KPHI juga menemukan masalah terkait transportasi karena ada banyak kendaraan tidak layak yang disewa. Ada pula perusahaan transportasi yang masuk daftar hitam atau blacklist KPHI, tetapi masih direkomendasikan kepada jemaah haji.
Salah satu masalah paling krusial yang perlu ditangani tahun ini, ujar Samidin, adalah terkait lokasi tempat menginap atau kemah di Mina, Arab Saudi. Luas tempat yang tersedia per orang saat ini hanya 0,8 meter per segi. ”Itu, kan, sama sekali tidak layak. Apalagi, saat ini kuota jemaah haji ditambah 10.000 orang. Apakah jemaah mau berdiri?” ucap Samidin.
Pengawasan KPHI di lapangan saat ini dijalankan oleh lima komisioner. Kadang-kadang ada relawan yang membantu untuk melaksanakan survei.
Pasal 129 Undang-Undang Penyelenggaraan Ibadah Haji dan Umrah (UU PIHU) selain membubarkan KPHI, juga membubarkan Badan Pengelola Dana Abadi Umat. Fungsi dan tugas kedua lembaga itu dilaksanakan oleh Menteri Agama.
Dadung Badrun, advokat dari Dewan Perwakilan Pusat Ikatan Persaudaraan Haji Indonesia, mengungkapkan, UU PIHU yang disahkan pada akhir Maret 2019 ini sangat berbeda dengan RUU yang disosialisasikan dan diterima olehnya pada 2014. Pasal 129 yang menyatakan KPHI bubar muncul secara mendadak tanpa menginformasikan ataupun melibatkan KPHI.
Menurut Ketua Masyarakat Konstitusi Indonesia Muhammad Joni, yang dalam kasus ini juga konsultan hukum, menyebutkan Pasal 129 itu sebagai ”mobil tanpa rem”. Baginya, aturan itu akan merugikan semua pihak, termasuk penyelenggara dan jemaah.

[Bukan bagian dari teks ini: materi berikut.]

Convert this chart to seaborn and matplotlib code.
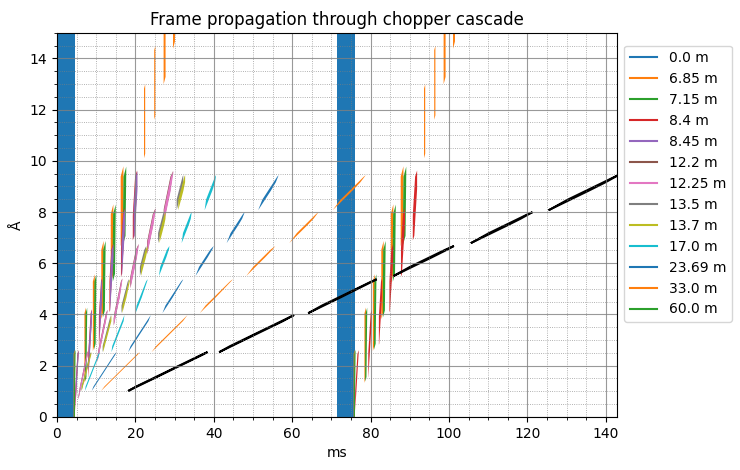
import matplotlib
matplotlib.use('Agg')
import matplotlib.pyplot as plt
import seaborn as sns
from matplotlib.lines import Line2D

# flight time of a neutron, ms per metre per Angstrom
MS_PER_M_AA = 0.252781

# positions of the frames drawn (m)
distances = [0.0, 6.85, 7.15, 8.4, 8.45, 12.2, 12.25, 13.5, 13.7, 17.0, 23.69, 33.0, 60.0]

# source pulses (ms) and wavelength band (Angstrom)
pulse_start = [0.0, 71.43]
pulse_end = [4.7, 76.13]
wavelength_min = 0.0
wavelength_max = 20.0

# chopper openings (ms)
wfm1_open = [4.25, 7.0, 9.15, 11.3, 13.72, 16.25, 22.2, 24.8, 27.2, 29.6,
             75.68, 78.43, 80.58, 82.73, 85.15, 87.68, 93.63, 96.23, 98.63, 101.03]
wfm1_close = [4.55, 7.4, 9.65, 11.9, 14.38, 16.95, 22.5, 25.1, 27.7, 30.1,
              75.98, 78.83, 81.08, 83.33, 85.81, 88.38, 93.93, 96.53, 99.13, 101.53]
wfm2_open = [4.33, 7.19, 9.45, 11.71, 14.24, 16.86, 75.76, 78.62, 80.88, 83.14, 85.67, 88.29]
wfm2_close = [4.75, 7.71, 10.07, 12.42, 14.99, 17.67, 76.18, 79.14, 81.5, 83.85, 86.42, 89.1]
fol1a_open = [4.64, 7.98, 10.69, 13.38, 16.32, 19.34, 76.07, 79.41, 82.12, 84.81, 87.75, 90.77]
fol1a_close = [5.54, 8.92, 11.48, 14.34, 17.34, 20.44, 76.97, 80.35, 82.91, 85.77, 88.77, 91.87]
fol1b_open = [4.72, 8.09, 10.82, 13.54, 16.48, 19.55]
fol1b_close = [5.53, 8.94, 11.62, 14.43, 17.41, 20.52]
fol2a_open = [5.48, 10.31, 14.47, 18.7, 22.98, 27.22]
fol2a_close = [8.12, 12.88, 17.04, 21.03, 25.18, 29.65]
fol2b_open = [5.49, 10.34, 14.52, 18.77, 23.06, 27.32]
fol2b_close = [8.15, 12.93, 17.11, 21.11, 25.28, 29.77]
fol3a_open = [6.25, 11.65, 16.46, 21.15, 25.79, 30.52]
fol3a_close = [8.64, 13.69, 18.35, 22.78, 27.29, 32.22]
fol3b_open = [6.15, 11.58, 16.27, 21.04, 25.81, 30.57]
fol3b_close = [8.92, 14.16, 18.92, 23.43, 28.02, 33.05]

choppers = {
    6.85: (wfm1_open, wfm1_close),
    7.15: (wfm2_open, wfm2_close),
    8.4: (fol1a_open, fol1a_close),
    8.45: (fol1b_open, fol1b_close),
    12.2: (fol2a_open, fol2a_close),
    12.25: (fol2b_open, fol2b_close),
    13.5: (fol3a_open, fol3a_close),
    13.7: (fol3b_open, fol3b_close),
}


def clip(poly, t_cut, keep_right):
    # cut a polygon in (time, wavelength) with a vertical line
    out = []
    n = len(poly)
    for i in range(n):
        p, q = poly[i], poly[(i + 1) % n]
        p_in = p[0] >= t_cut if keep_right else p[0] <= t_cut
        q_in = q[0] >= t_cut if keep_right else q[0] <= t_cut
        if p_in:
            out.append(p)
        if p_in != q_in:
            f = (t_cut - p[0]) / (q[0] - p[0])
            out.append((t_cut, p[1] + f * (q[1] - p[1])))
    return out


def area(poly):
    s = 0.0
    for i in range(len(poly)):
        x1, y1 = poly[i]
        x2, y2 = poly[(i + 1) % len(poly)]
        s += x1 * y2 - x2 * y1
    return abs(s) / 2


# propagate the source pulses through the cascade
subframes = [[(t0, wavelength_min), (t1, wavelength_min), (t1, wavelength_max), (t0, wavelength_max)]
             for t0, t1 in zip(pulse_start, pulse_end)]
frames = []
pos = 0.0
for d in distances:
    subframes = [[(t + MS_PER_M_AA * (d - pos) * lam, lam) for t, lam in poly] for poly in subframes]
    pos = d
    if d in choppers:
        opens, closes = choppers[d]
        kept = []
        for poly in subframes:
            for a, b in zip(opens, closes):
                p = clip(clip(poly, a, True), b, False)
                if len(p) >= 3 and area(p) > 1e-9:
                    kept.append(p)
        subframes = kept
    frames.append(subframes)

palette = sns.color_palette('tab10')

fig, ax = plt.subplots(figsize=(7.4, 4.7), dpi=100)
fig.subplots_adjust(left=0.077, right=0.834, top=0.930, bottom=0.113)

handles = []
for i, (d, subs) in enumerate(zip(distances, frames)):
    color = palette[i % 10]
    for poly in subs:
        ts = [p[0] for p in poly]
        ls = [p[1] for p in poly]
        if d == distances[-1]:
            ax.fill(ts, ls, facecolor='black', edgecolor='black', linewidth=1.4)
        else:
            ax.fill(ts, ls, color=color, linewidth=0)
    handles.append(Line2D([0], [0], color=color, lw=1.5))

ax.set_xlim(0, 142.9)
ax.set_ylim(0, 15)
ax.minorticks_on()
ax.grid(which='major', color='gray', linestyle='-', linewidth=0.8, alpha=0.8)
ax.grid(which='minor', color='gray', linestyle=':', linewidth=0.6, alpha=0.8)
ax.set_xlabel('ms')
ax.set_ylabel('Å')
ax.set_title('Frame propagation through chopper cascade')
ax.legend(handles, [f'{d} m' for d in distances], loc='upper left', bbox_to_anchor=(1.0, 0.985))

fig.savefig('out.png', dpi=100)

Maksimalkan lembaga yang sudah ada
Secara terpisah, Kepala Biro Humas, Data, dan Informasi Kementerian Agama Mastuki mengonfirmasi, melalui pesan tertulis, UU PIHU tidak memberikan kewenangan kepada KPHI untuk melakukan pengawasan ibadah haji. Menteri Agama berperan sebagai regulator, operator, kontrol, dan evaluator terhadap penyelenggaraan ibadah haji.
UU Penyelenggaraan Ibadah Haji dan Umrah (PIHU) yang belum lama disahkan DPR memang tidak lagi memberikan kewenangan kepada KPHI untuk melakukan pengawasan ibadah haji. Kedudukan KPHI yg keberadaan sebelumnya dijamin melalui UU Nomor 13 Tahun 2008 kini tidak ada lagi.
Pengawasan internal kementerian dilaksanakan inspektorat jenderal dan pengawasan eksternal dilaksanakan DPR, yang juga sebagai representasi masyarakat. ”Setiap pengawasan bersifat independen. Pertimbangan yang muncul saat penggodokan RUU PIHU saat itu, DPR dan pemerintah ingin memaksimalkan lembaga pengawasan yang sudah ada,” ucap Mastuki.